Bill Grove was a legend as a salesman at 3M.  He used to tell his story in his motivational talks to the troops.  “I was just starting out in sales when my boss called me in and said, ‘Bill, I want you to go to New Orleans and see our field man, Harry.  You’ve never met anyone like him.  He’s about 60 pounds overweight, his clothes look like a bulletin board of whatever he ate for lunch, he garbles his words, and he writes his orders on the back of a napkin.’

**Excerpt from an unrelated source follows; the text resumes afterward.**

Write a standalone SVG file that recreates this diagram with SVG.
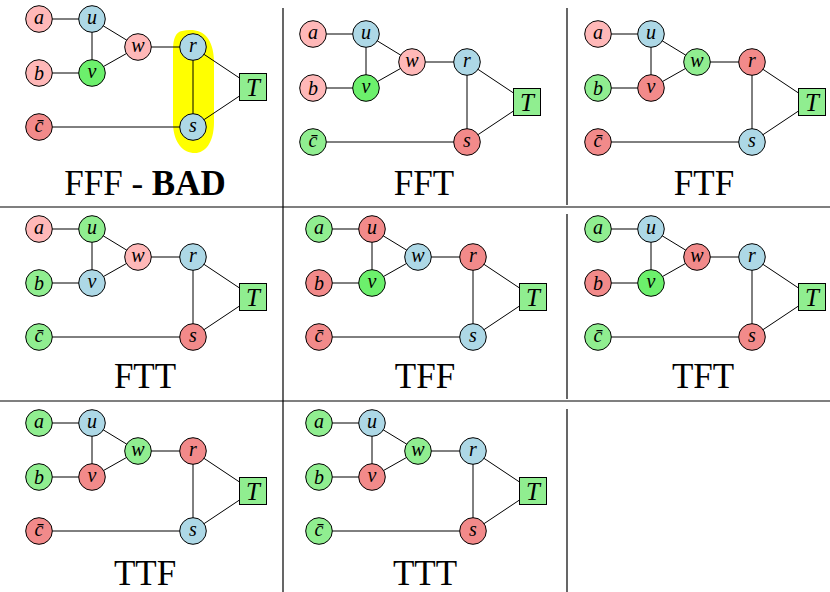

“So I said, ‘Sure, I’ll go down there.  What do you want me to do? Buy him a copy of Dress for Success? Put him on a diet? Fire him?’  “‘Hell, no.  Find out what this guy is eating and make sure he gets all he wants.  He’s our biggest producer.  And while you’re down there, you’d better get some for yourself.'”

That story always worked.  Maybe because it was so close to the Able Lincoln version: “But Mr. President, Grant drinks!”  “Find out what his brand is and send him a case.  I need him. He fights.”

Could a curmudgeon like Harry or a boozer like Grant be successful today?  Of course.  You see it all the time in sports.  The basketball player who averages 20 points a game is on a longer leash than the backup guard.  it isn’t fair, it isn’t right, but it’s the way of the world in a world where results often matter more than how you get them.

Mackay’s Moral: If you’re going to be different, you’d better produce.  Most managers hate mavericks, but all managers love results.